I’ll admit that until just a few days ago I was absolutely positive that nothing could beat the juggernaut that is David Fincher’s The Social Network on Oscar night. Well, now everything’s a little less definite. Tom Hooper’s win for The King’s Speech at the Director’s Guild Awards and the cast’s win at the Screen Actors Guild Awards (remarkable for such a relatively small group of actors) is causing everyone to rethink who the front runner for Best Picture is. Cinematical spells it out better than I can.
So who will win? It’s funny, because I always find it difficult to pick who I think should win in any category. I spend so much time wondering who will win that I rarely consider who I think should win. That’s partly because I unfortunately have rarely seen all the nominees, so I feel bad choosing any one nominee when I haven’t witnessed them all. It’s also partly because the choices are often so different, especially in the Best Picture category, that it is difficult to decide which is “better.” I know that’s what the Oscars are all about, but I think that it is often a very subjective decision. I often have favorites going into it, films which strongly affected me or which I immediately decided I would watch many more times. The Lord of the Rings: The Return of the King was the first of these for me. I was obsessed with the trilogy, and the film’s clean sweep at the Oscars had me on the edge of my seat and screaming at the television. Slumdog Millionaire was another instance of a film I was really rooting for. I wish I had one of those movies this year. The reason I don’t have one isn’t that there weren’t any worthy films. It’s because there were so many films which I believe are equally deserving and appeal to me in very different ways.
The Social Network and The King’s Speech, for example, were both great films, if you ask me, but they were also very different, so it’s difficult to pin down which was better. The Social Network is very American, very contemporary, very hip, very young. The King’s Speech is very British, very much a period piece, innovative but with a classic story, and about older characters. It’s really hard for me to choose which one is more deserving. I honestly cannot decide.
As far as which film the Oscars will choose, I can only base my choice on recent Oscar trends. The awards seem to recently be geared toward more hip, unorthodox films, as opposed to the period pieces and “serious” dramas which reigned in the early to mid nineties (Dances with Wolves, Schindler’s List, The English Patient, Titanic, Shakespeare in Love). For instance, a Coen brothers film (No Country for Old Men) won Best Picture. I wasn’t a big fan (I just didn’t get it), but that’s definitely a hipper choice than, say, Atonement, its competiton. Slumdog Millionaire (Hooray!) beat more conventional Oscar bait Benjamin Button (a David Fincher film, ironically) Frost/Nixon, and The Reader. And gritty, female-directed, intimate military drama The Hurt Locker beat out Avatar, which was probably considered the front runner for a while. Now, if Inglourious Basterds had won, the world might have been taken over by Tarantino-obsessed film hipsters, and the Oscars would never be the same. But you can still see that the Oscars are no longer this seemingly stuffy, pretentious awards show that only honors serious movies about older people decades ago. Hell, the show’s being hosted by James Franco and Anne Hathaway (the youngest host ever), for Christ’s sake! What I’m saying, in case you haven’t figured it out, is that I’m still pretty sure The Social Network will take home the gold, although I’m not as certain as I was a few weeks ago. We shall see.

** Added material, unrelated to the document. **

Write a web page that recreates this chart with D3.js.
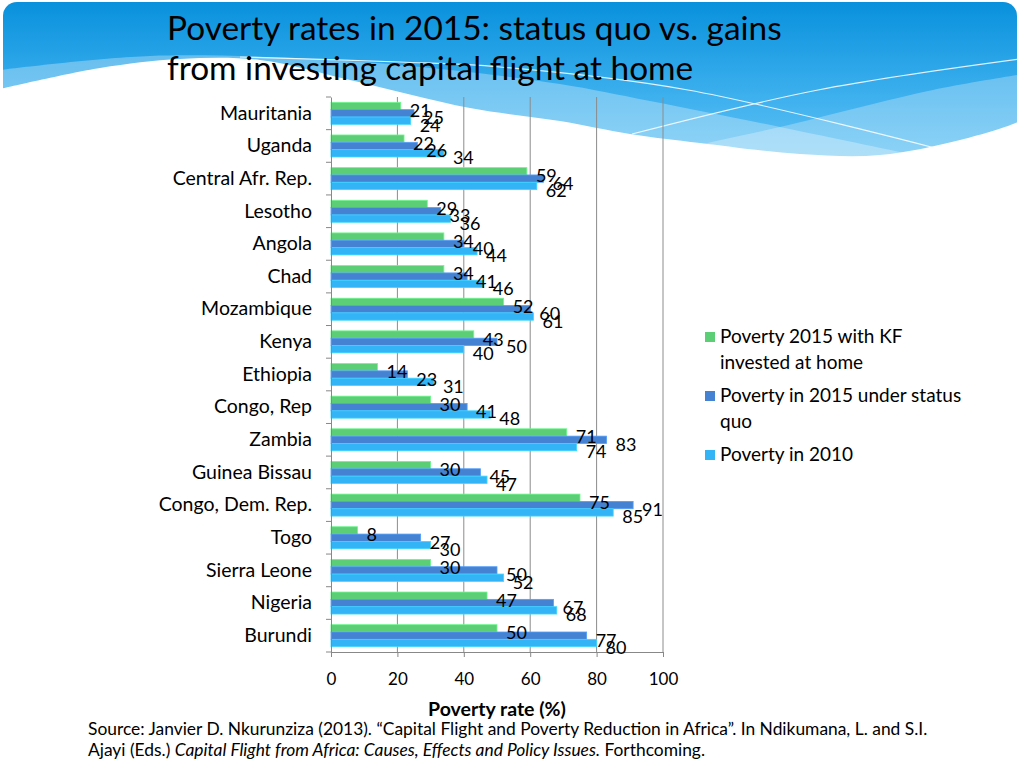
<!DOCTYPE html>
<html><head><meta charset="utf-8">
<script src="https://cdn.jsdelivr.net/npm/d3@7"></script>
<style>
html,body{margin:0;padding:0;background:#fff;}
svg{display:block;font-family:Lato,"Open Sans",sans-serif;}
</style></head>
<body>
<svg id="chart" width="1024" height="768"></svg>
<script>
const categories = ["Mauritania","Uganda","Central Afr. Rep.","Lesotho","Angola","Chad","Mozambique","Kenya","Ethiopia","Congo, Rep","Zambia","Guinea Bissau","Congo, Dem. Rep.","Togo","Sierra Leone","Nigeria","Burundi"];
const seriesNames = ["Poverty 2015 with KF invested at home","Poverty in 2015 under status quo","Poverty in 2010"];
const kfHome   = [21,22,59,29,34,34,52,43,14,30,71,30,75,8,30,47,50];
const statusQuo= [25,26,64,33,40,41,60,50,23,41,83,45,91,27,50,67,77];
const pov2010  = [24,34,62,36,44,46,61,40,31,48,74,47,85,30,52,68,80];
const xTicks = [0,20,40,60,80,100];
const colors = ["#5ccf76","#4583d2","#33b4f7"];
const titleLines = ["Poverty rates in 2015: status quo vs. gains","from investing capital flight at home"];
const legendLines = [["Poverty 2015 with KF","invested at home"],["Poverty in 2015 under status","quo"],["Poverty in 2010"]];

const svg = d3.select("#chart");
const defs = svg.append("defs");

// ---- header background ----
const grad = defs.append("linearGradient").attr("id","hdr").attr("gradientUnits","userSpaceOnUse")
  .attr("x1",0).attr("y1",0).attr("x2",0).attr("y2",160);
grad.append("stop").attr("offset","0%").attr("stop-color","#0790dc");
grad.append("stop").attr("offset","60%").attr("stop-color","#3db0ee");
grad.append("stop").attr("offset","100%").attr("stop-color","#62c2f4");
defs.append("clipPath").attr("id","hclip").append("rect")
  .attr("x",3).attr("y",2).attr("width",1014).attr("height",190).attr("rx",14);
const hg = svg.append("g").attr("clip-path","url(#hclip)");
hg.append("rect").attr("x",0).attr("y",0).attr("width",1024).attr("height",190).attr("fill","url(#hdr)");
const crv = d3.line().curve(d3.curveCatmullRom);
// descending translucent band
hg.append("path").attr("d", crv([[0,70],[150,56],[330,60],[450,70],[560,84],[650,101],[780,127],[1024,178]]) + "L1024,190L0,190Z")
  .attr("fill","#fff").attr("opacity",0.3);
// ascending translucent band
hg.append("path").attr("d", crv([[560,190],[680,150],[780,127],[933,90],[1024,74]]) + "L1024,190Z")
  .attr("fill","#fff").attr("opacity",0.28);
// thin white lines
hg.append("path").attr("d", crv([[240,57],[400,62],[500,67],[688,90],[935,148]]))
  .attr("fill","none").attr("stroke","#fff").attr("stroke-width",1.2).attr("opacity",0.85);
hg.append("path").attr("d", crv([[632,134],[818,90],[1020,59]]))
  .attr("fill","none").attr("stroke","#fff").attr("stroke-width",1.2).attr("opacity",0.85);
// white wave (slide body)
const wavePts = [[0,89],[100,68],[180,59],[260,60],[350,80],[470,108],[560,121],[630,134],[700,143],[800,154],[880,155],[960,140],[1018,122],[1024,118]];
svg.append("path").attr("d", crv(wavePts) + "L1024,768L0,768Z").attr("fill","#ffffff");

// ---- title ----
const title = svg.append("g");
titleLines.forEach((t,i)=>{
  title.append("text").attr("x",167).attr("y",40+i*40).attr("font-size",33.4).attr("fill","#000").text(t);
});

// ---- chart ----
const x = d3.scaleLinear().domain([0,100]).range([331,663]);
const y = d3.scaleBand().domain(categories).range([97,652]).paddingInner(0).paddingOuter(0);
const sub = d3.scaleBand().domain([0,1,2]).range([0,y.bandwidth()]).paddingInner(0).paddingOuter(0.725);
const series = [kfHome,statusQuo,pov2010];

// grid
svg.append("g").selectAll("line").data(xTicks.slice(1)).join("line")
  .attr("x1",d=>x(d)).attr("x2",d=>x(d)).attr("y1",97).attr("y2",652)
  .attr("stroke","#8c8c8c").attr("stroke-width",1);

// bars
const bars = svg.append("g");
series.forEach((vals,si)=>{
  bars.selectAll(null).data(vals).join("rect")
    .attr("x",x(0)).attr("y",(d,i)=>y(categories[i])+sub(si))
    .attr("width",d=>x(d)-x(0)).attr("height",sub.bandwidth())
    .attr("fill",colors[si]).attr("stroke",d3.color(colors[si]).brighter(0.5)).attr("stroke-width",0.8);
});

// axes
const xAxis = svg.append("g").attr("transform","translate(0,652)")
  .call(d3.axisBottom(x).tickValues(xTicks).tickSize(5).tickPadding(16).tickFormat(d3.format("d")));
xAxis.select(".domain").attr("stroke","#888");
xAxis.selectAll(".tick line").attr("stroke","#888");
xAxis.selectAll("text").attr("font-size",17).attr("font-family","Lato").attr("fill","#000");

const yAxis = svg.append("g").attr("transform","translate(331,0)")
  .call(d3.axisLeft(y).tickSize(0).tickPadding(19));
yAxis.select(".domain").attr("stroke","#888");
yAxis.selectAll("text").attr("font-size",19.5).attr("font-family","Lato").attr("fill","#000");
// band boundary ticks
svg.append("g").selectAll("line").data(d3.range(categories.length+1)).join("line")
  .attr("x1",326).attr("x2",331)
  .attr("y1",i=>97+i*y.step()).attr("y2",i=>97+i*y.step())
  .attr("stroke","#888");

// data labels
const labels = svg.append("g").attr("font-size",18).attr("fill","#000");
series.forEach((vals,si)=>{
  labels.selectAll(null).data(vals).join("text")
    .attr("x",d=>x(d)+9)
    .attr("y",(d,i)=>y(categories[i])+sub(si)+sub.bandwidth()/2+4)
    .attr("dominant-baseline","central")
    .text(d=>d);
});

// axis title
svg.append("text").attr("x",497).attr("y",716).attr("text-anchor","middle")
  .attr("font-size",19.5).attr("font-weight","bold").text("Poverty rate (%)");

// legend
const lg = svg.append("g");
let ly = 343;
legendLines.forEach((lines,si)=>{
  lg.append("rect").attr("x",705).attr("y",ly-11).attr("width",10).attr("height",10).attr("fill",colors[si]);
  lines.forEach((t,j)=>{
    lg.append("text").attr("x",720).attr("y",ly+j*26).attr("font-size",19).text(t);
  });
  ly += lines.length*26 + 7;
});

// source
const src = svg.append("g").attr("font-size",17.4).attr("fill","#000");
src.append("text").attr("x",88).attr("y",735)
  .text("Source: Janvier D. Nkurunziza (2013). \u201CCapital Flight and Poverty Reduction in Africa\u201D. In Ndikumana, L. and S.I.");
const s2 = src.append("text").attr("x",88).attr("y",756);
s2.append("tspan").text("Ajayi (Eds.) ");
s2.append("tspan").attr("font-style","italic").text("Capital Flight from Africa: Causes, Effects and Policy Issues.");
s2.append("tspan").text(" Forthcoming.");
</script>
</body></html>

This also brings up an interesting question concerning the Oscars, and film in general, and a generational gap. Is this battle for Best Picture a generational battle? A fight over the future of film? A struggle between the old and the new, the old-fashioned and the hip? Ah, I’m being too dramatic. Right?
Just an aside: I was directed to this amusing site the other day. It’s called the Film School Thesis Statement Generator. You’re supposed to type in a film and it will give you an appropriate thesis around which to write a paper. Of course, these are randomly generated statements, but it’s funny how many films of I typed in resulted in sort-of-convincing thesis statements (“Through the use of implied depth-of-field, Jaws reminds the spectator of the post-war crisis of masculinity.” Hmm, that’s kind of spot-on.) As a Film Studies student, I’m familiar with these kinds of thesis statements, whether as a result of reading academic articles by intellectuals or struggling to form my own arguments for papers. Maybe it won’t be as funny to those who aren’t familiar with concepts like the male gaze or mise-en-scene, but I thought I’d share it. Maybe that should have been included in my previous film nerd post. Aw, who am I kidding, all my posts are nerdy.